A.M. Homes is the author of the novels The End of Alice, In a Country of Mothers, and Jack, as well as the short-story collection The Safety of Objects and the artist's book Appendix A. Her fiction has been translated into eight languages, and she is the recipient of numerous awards, including a Guggenheim Fellowship and a National endowment for the Arts Fellowship. Her fiction and nonfiction appear in magazines such as The New Yorker and Artforum, among others, and she is a contributing editor at Vanity Fair, Mirabella, Bomb, Blind Spot, and Story. She teaches in the writing programs at Columbia University and The New School and lives in New York City.
Customer Reviews
I'm page 37!
My cats are so sick of hearing me tell them that I'm in a book...I fit in the woman dressed as a man category! 1981, 3 months pregnant with twins in an emerald green, little boys sharkskin suit...Johnson's buckle boots, and a couif that crashed! At the time I worked at Trash and Vaudeville on St. Marks Place. The Clash was playing 17 nights at Bond's. I performed in pieces at the Mudd Club and Club 57 along with John Sex and Katie K., East Village Scenester's who are also in the book. It was a wild time. I felt very at home in NYC. People might think all these people are just trying to get attention with their clothes. Sometimes it's about being fabulous, but sometimes it's only about being yourself and being comfortable. Somewhere else you'd stick out like a sore thumb, be ostracized, but in New York, you could look however you wanted and go about your business. By the time the photo appeared in the Voice, I'd moved back to Boston to have my "baby". Friends called and mailed me copies and I thought it was the most exciting thing ever! I can't believe 25 years later I'm in a big book. I can't believe I'm in a book with Madonna on the Cover!

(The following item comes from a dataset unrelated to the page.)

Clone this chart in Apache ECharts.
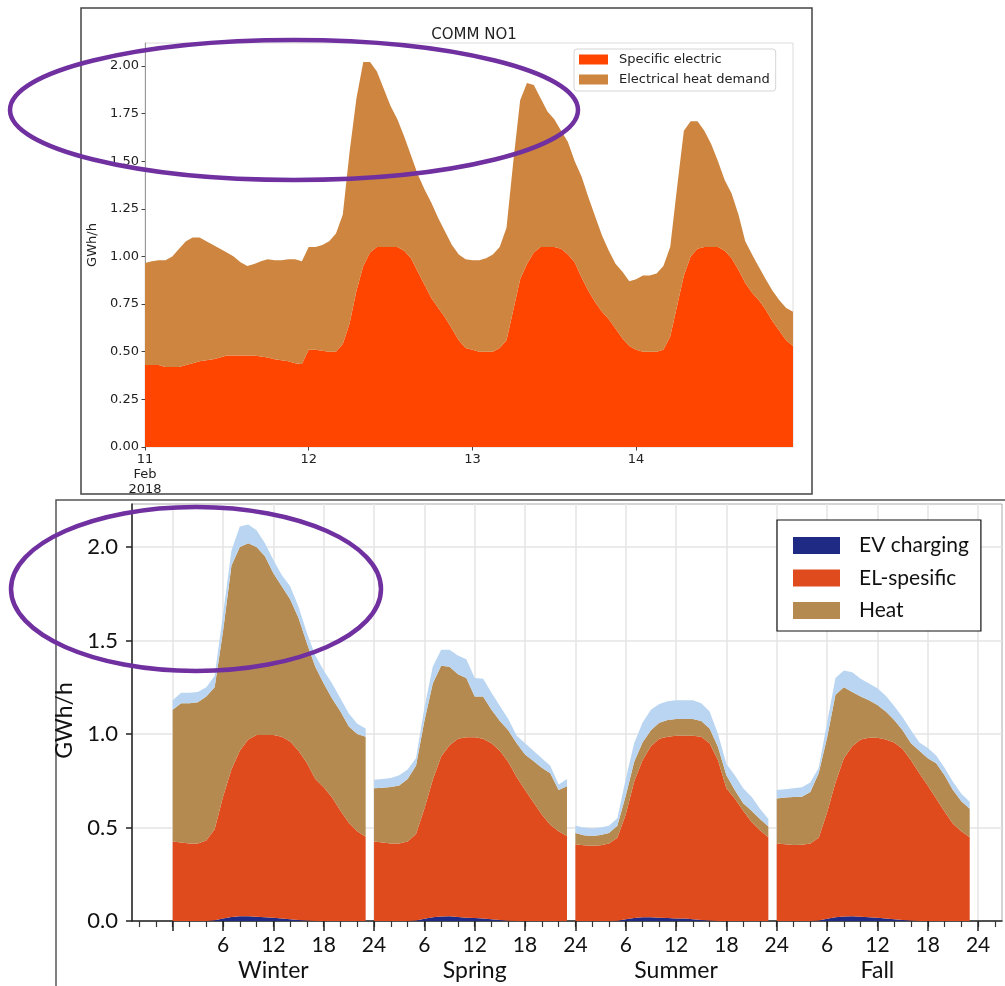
<!DOCTYPE html>
<html><head><meta charset="utf-8">
<script src="https://cdn.jsdelivr.net/npm/echarts@6/dist/echarts.min.js"></script>
<style>html,body{margin:0;padding:0;background:#fff}#c{width:1005px;height:986px}</style>
</head><body><div id="c"></div>
<script>
// ---------------- TOP CHART (COMM NO1) ----------------
const topTitle = 'COMM NO1';
const topDays = ['11', '12', '13', '14'];
const topMonth = 'Feb', topYear = '2018';
const topYTicks = [0, 0.25, 0.5, 0.75, 1.0, 1.25, 1.5, 1.75, 2.0];
// hourly GWh/h, one array per day
const spec11 = [0.43,0.43,0.43,0.42,0.42,0.42,0.43,0.44,0.45,0.455,0.46,0.47,0.48,0.48,0.48,0.48,0.48,0.475,0.47,0.46,0.455,0.45,0.44,0.435];
const spec12 = [0.51,0.51,0.505,0.50,0.50,0.54,0.65,0.82,0.95,1.02,1.05,1.05,1.05,1.05,1.03,0.99,0.92,0.85,0.78,0.73,0.68,0.62,0.56,0.52];
const spec13 = [0.51,0.50,0.50,0.50,0.52,0.56,0.72,0.88,0.96,1.02,1.05,1.05,1.05,1.04,1.01,0.97,0.89,0.82,0.76,0.71,0.67,0.62,0.57,0.53];
const spec14 = [0.51,0.50,0.50,0.50,0.51,0.58,0.74,0.90,1.00,1.04,1.05,1.05,1.05,1.03,0.99,0.93,0.86,0.81,0.77,0.72,0.66,0.61,0.56,0.53];
const heat11 = [0.535,0.545,0.55,0.56,0.58,0.62,0.65,0.66,0.65,0.625,0.60,0.57,0.54,0.52,0.49,0.47,0.48,0.50,0.515,0.52,0.525,0.535,0.545,0.54];
const heat12 = [0.54,0.54,0.555,0.58,0.62,0.68,0.90,1.01,1.07,1.00,0.92,0.83,0.74,0.67,0.60,0.54,0.51,0.50,0.50,0.47,0.45,0.44,0.45,0.465];
const heat13 = [0.47,0.48,0.49,0.51,0.53,0.59,0.78,0.94,0.95,0.88,0.78,0.71,0.67,0.62,0.59,0.53,0.53,0.49,0.45,0.40,0.36,0.34,0.35,0.34];
const heat14 = [0.37,0.40,0.40,0.41,0.44,0.47,0.62,0.76,0.71,0.67,0.61,0.54,0.45,0.37,0.34,0.29,0.22,0.20,0.175,0.16,0.16,0.16,0.17,0.18];

// ---------------- BOTTOM CHART (seasonal profiles) ----------------
const seasons = ['Winter', 'Spring', 'Summer', 'Fall'];
const hourTickLabels = [6, 12, 18, 24];
const bottomYTicks = [0, 0.5, 1.0, 1.5, 2.0];
const evWinter = [0,0,0,0,0,0.004,0.014,0.022,0.025,0.025,0.023,0.02,0.017,0.014,0.01,0.006,0.003,0,0,0,0,0,0,0];
const evSpring = [0,0,0,0,0,0.003,0.012,0.02,0.024,0.025,0.022,0.018,0.016,0.013,0.009,0.005,0.002,0,0,0,0,0,0,0];
const evSummer = [0,0,0,0,0,0.002,0.01,0.016,0.02,0.02,0.018,0.016,0.014,0.013,0.01,0.006,0.003,0,0,0,0,0,0,0];
const evFall   = [0,0,0,0,0,0.003,0.012,0.02,0.024,0.025,0.023,0.02,0.017,0.014,0.01,0.006,0.003,0,0,0,0,0,0,0];
const elWinter = [0.425,0.42,0.415,0.415,0.43,0.486,0.651,0.788,0.885,0.945,0.972,0.975,0.978,0.971,0.95,0.904,0.842,0.76,0.715,0.66,0.59,0.525,0.48,0.45];
const elSpring = [0.425,0.42,0.415,0.415,0.425,0.462,0.588,0.735,0.856,0.915,0.953,0.964,0.966,0.962,0.941,0.905,0.848,0.77,0.70,0.635,0.57,0.515,0.48,0.455];
const elSummer = [0.41,0.405,0.403,0.405,0.415,0.443,0.56,0.729,0.84,0.915,0.957,0.969,0.976,0.977,0.98,0.979,0.947,0.86,0.71,0.655,0.59,0.53,0.485,0.448];
const elFall   = [0.415,0.41,0.406,0.408,0.415,0.442,0.568,0.72,0.846,0.91,0.947,0.96,0.963,0.956,0.945,0.914,0.857,0.79,0.725,0.655,0.585,0.52,0.48,0.448];
const heatWinter = [0.705,0.745,0.75,0.755,0.77,0.76,0.885,1.09,1.09,1.05,1.005,0.955,0.865,0.805,0.76,0.71,0.64,0.60,0.555,0.53,0.53,0.515,0.52,0.535];
const heatSpring = [0.285,0.293,0.302,0.31,0.335,0.365,0.47,0.515,0.485,0.42,0.345,0.318,0.218,0.225,0.18,0.16,0.17,0.18,0.19,0.22,0.25,0.275,0.22,0.265];
const heatSummer = [0.06,0.053,0.052,0.055,0.055,0.065,0.10,0.105,0.095,0.085,0.085,0.09,0.09,0.09,0.09,0.085,0.08,0.07,0.07,0.045,0.04,0.06,0.06,0.057];
const heatFall   = [0.24,0.25,0.257,0.257,0.275,0.345,0.40,0.47,0.38,0.29,0.23,0.20,0.175,0.15,0.12,0.10,0.09,0.12,0.145,0.188,0.195,0.18,0.16,0.152];
const otherWinter = [0.05,0.055,0.055,0.055,0.05,0.06,0.09,0.08,0.11,0.10,0.09,0.07,0.07,0.06,0.07,0.06,0.055,0.06,0.07,0.08,0.07,0.07,0.055,0.045];
const otherSpring = [0.045,0.047,0.048,0.055,0.05,0.04,0.07,0.09,0.085,0.09,0.10,0.10,0.10,0.095,0.09,0.08,0.06,0.04,0.06,0.055,0.05,0.04,0.03,0.04];
const otherSummer = [0.04,0.042,0.041,0.04,0.04,0.04,0.09,0.10,0.105,0.11,0.10,0.10,0.10,0.10,0.10,0.095,0.09,0.07,0.06,0.08,0.08,0.075,0.055,0.04];
const otherFall   = [0.045,0.045,0.047,0.05,0.05,0.03,0.08,0.09,0.09,0.105,0.095,0.09,0.09,0.085,0.075,0.07,0.07,0.045,0.055,0.042,0.04,0.045,0.04,0.038];

// ---------------- styling ----------------
const C = { spec:'#FF4500', heatTop:'#CD853F', ev:'#1E2A84', el:'#DF4B1D', heat:'#B48A51', other:'#B9D5F1', purple:'#7030A0' };
const FT = 'DejaVu Sans', FB = 'Lato';

const specDays = [spec11, spec12, spec13, spec14];
const heatDays = [heat11, heat12, heat13, heat14];
const evS = [evWinter, evSpring, evSummer, evFall];
const elS = [elWinter, elSpring, elSummer, elFall];
const heatS = [heatWinter, heatSpring, heatSummer, heatFall];
const otherS = [otherWinter, otherSpring, otherSummer, otherFall];

// data rows are [value, hour] so that the value column is the one ECharts stacks
const toVH = (days) => days.flatMap((arr, d) => arr.map((v, h) => [v, d * 24 + h]));
const dayStarts = topDays.map((_, d) => d * 24);

const series = [];
const areaBase = { type:'line', showSymbol:false, symbol:'none', lineStyle:{width:0}, silent:true, animation:false,
  dimensions:['value','hour'], encode:{ x:'hour', y:'value' } };
series.push(Object.assign({}, areaBase, { name:'Specific electric', xAxisIndex:0, yAxisIndex:0, stack:'top',
  data: toVH(specDays), itemStyle:{color:C.spec}, areaStyle:{color:C.spec, opacity:1} }));
series.push(Object.assign({}, areaBase, { name:'Electrical heat demand', xAxisIndex:0, yAxisIndex:0, stack:'top',
  data: toVH(heatDays), itemStyle:{color:C.heatTop}, areaStyle:{color:C.heatTop, opacity:1} }));

seasons.forEach((s, i) => {
  const layers = [['EV charging', evS[i], C.ev], ['EL-spesific', elS[i], C.el], ['Heat', heatS[i], C.heat], ['Other', otherS[i], C.other]];
  layers.forEach(([name, arr, col]) => {
    series.push(Object.assign({}, areaBase, { name, xAxisIndex:1, yAxisIndex:1, stack:'season' + i,
      data: arr.map((v, h) => [v, i * 24 + h]), itemStyle:{color:col}, areaStyle:{color:col, opacity:1} }));
  });
});

// bottom axis tick positions
const minorTicks = []; for (let h = -4; h <= 98; h += 2) minorTicks.push(h);
const majorTicks = []; for (let h = 0; h <= 96; h += 6) majorTicks.push(h);
const labelTicks = seasons.flatMap((s, i) => hourTickLabels.map(t => i * 24 + t));

const chart = echarts.init(document.getElementById('c'), null, { renderer:'canvas' });
chart.setOption({
  animation:false,
  backgroundColor:'#fff',
  textStyle:{ fontFamily:FT },
  title:{ text:topTitle, left:469, top:23, textAlign:'center',
    textStyle:{ fontFamily:FT, fontSize:15, fontWeight:'normal', color:'#222' } },
  legend:[
    { data:['Specific electric','Electrical heat demand'], orient:'vertical', left:574, top:49,
      itemWidth:29, itemHeight:10, itemGap:7, padding:[4,6,5,5], icon:'rect', selectedMode:false,
      borderColor:'#d5d5d5', borderWidth:1, borderRadius:3, backgroundColor:'rgba(255,255,255,0.85)',
      textStyle:{ fontFamily:FT, fontSize:13, color:'#222', padding:[0,0,0,6] } },
    { data:['EV charging','EL-spesific','Heat'], orient:'vertical', left:777, top:520,
      itemWidth:47, itemHeight:17, itemGap:11.5, padding:[15,12,10,16], icon:'rect', selectedMode:false,
      borderColor:'#111', borderWidth:1.2, backgroundColor:'#fff',
      textStyle:{ fontFamily:FB, fontSize:21, color:'#111', padding:[0,0,0,14] } }
  ],
  grid:[
    { left:145, top:43, width:648, height:404, show:true, borderColor:'#dcdcdc', borderWidth:1, backgroundColor:'transparent' },
    { left:132, top:504, right:3, height:417, show:true, borderColor:'#aaa', borderWidth:1, backgroundColor:'transparent' }
  ],
  xAxis:[
    { gridIndex:0, type:'value', min:0, max:95,
      axisLine:{ show:false }, splitLine:{ show:false },
      axisTick:{ show:true, customValues:dayStarts, length:3.5, lineStyle:{ color:'#444' } },
      axisLabel:{ customValues:dayStarts, fontFamily:FT, fontSize:13, color:'#222', lineHeight:15, margin:5,
        formatter:(v) => v === 0 ? topDays[0] + '\n' + topMonth + '\n' + topYear : topDays[Math.round(v / 24)] } },
    { gridIndex:1, type:'value', min:-4.85, max:98.85, position:'bottom',
      axisLine:{ show:true, onZero:false, lineStyle:{ color:'#222', width:1.5 } }, splitLine:{ show:false },
      axisTick:{ show:true, customValues:minorTicks, length:6, lineStyle:{ color:'#333', width:1.2 } },
      axisLabel:{ customValues:labelTicks, fontFamily:FB, fontSize:21, color:'#111', lineHeight:25, margin:12,
        formatter:(v) => {
          const h = ((v - 1) % 24) + 1;
          return (v % 24 === 12) ? h + '\n{s|' + seasons[(v - 12) / 24] + '}' : String(h);
        },
        rich:{ s:{ fontFamily:FB, fontSize:23, color:'#111', lineHeight:25 } } } },
    { gridIndex:1, type:'value', min:-4.85, max:98.85, position:'bottom',
      axisLine:{ show:false, onZero:false },
      axisTick:{ show:true, customValues:majorTicks, length:10, lineStyle:{ color:'#222', width:1.5 } },
      axisLabel:{ show:false },
      splitLine:{ show:true, lineStyle:{ color:'#e4e4e4', width:1.5 } } }
  ],
  yAxis:[
    { gridIndex:0, type:'value', min:0, max:2.12, name:'GWh/h', nameLocation:'middle', nameGap:37,
      nameTextStyle:{ fontFamily:FT, fontSize:13, color:'#222' },
      axisLine:{ show:true, onZero:false, lineStyle:{ color:'#999' } },
      axisTick:{ show:true, customValues:topYTicks, length:3.5, lineStyle:{ color:'#444' } },
      axisLabel:{ customValues:topYTicks, fontFamily:FT, fontSize:13, color:'#222', margin:6, formatter:(v) => v.toFixed(2) },
      splitLine:{ show:false } },
    { gridIndex:1, type:'value', min:0, max:2.23, name:'GWh/h', nameLocation:'middle', nameGap:41,
      nameTextStyle:{ fontFamily:FB, fontSize:23, color:'#111', padding:[0,16,0,0] },
      axisLine:{ show:true, onZero:false, lineStyle:{ color:'#222', width:1.5 } },
      axisTick:{ show:true, customValues:bottomYTicks, length:6, lineStyle:{ color:'#222', width:1.5 } },
      axisLabel:{ customValues:bottomYTicks, fontFamily:FB, fontSize:22, color:'#111', margin:14, formatter:(v) => v.toFixed(1) },
      splitLine:{ show:true, lineStyle:{ color:'#e4e4e4', width:1.5 } } }
  ],
  series,
  graphic:[
    { type:'rect', z:-1, shape:{ x:81, y:8, width:731, height:486 }, style:{ fill:null, stroke:'#444', lineWidth:1.5 } },
    { type:'polyline', z:-1, shape:{ points:[[56,990],[56,500],[1010,500]] }, style:{ fill:null, stroke:'#555', lineWidth:1.5 } },
    { type:'ellipse', z:100, shape:{ cx:294, cy:110, rx:284, ry:70 }, style:{ fill:null, stroke:C.purple, lineWidth:4.5 } },
    { type:'ellipse', z:100, shape:{ cx:196, cy:589, rx:185, ry:82 }, style:{ fill:null, stroke:C.purple, lineWidth:4.5 } }
  ]
});
</script>
</body></html>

Whether I made the book or not, I can't say enough about Amy's photography. Although there is a sharp realism, it isn't harsh, it's vibrant. It makes you want to know more about the people in the photos. I don't think the people come off as kooks (I'm anticipating my mother's reaction), but as creative, imaginative, and brave people, with a story behind them. The book doesn't need words to convey the time period. If you want an accurate picture of the 80's, this beats any fashion magazine, because it's real people going about their daily lives. If your an aspiring photographer, I think you'll learn alot from looking at Amy's photographs. If you remember the 80's with fondness, I think you'll really enjoy this book.
Nice STYLE book!
The ON THE STREET book is a large photo book showing candid shots of people on the street in New York City. Some famous and some not, the people shown definitely had style.
High quality, black & white one-page images inspire the fashion-ista in all of us! I'd recommend ON THE STREET to anyone who's nostalgic for the 80s, interested in fashion, or has a unique sense of style!
And to the reviewer who is featured on page 37, you looked fantastic!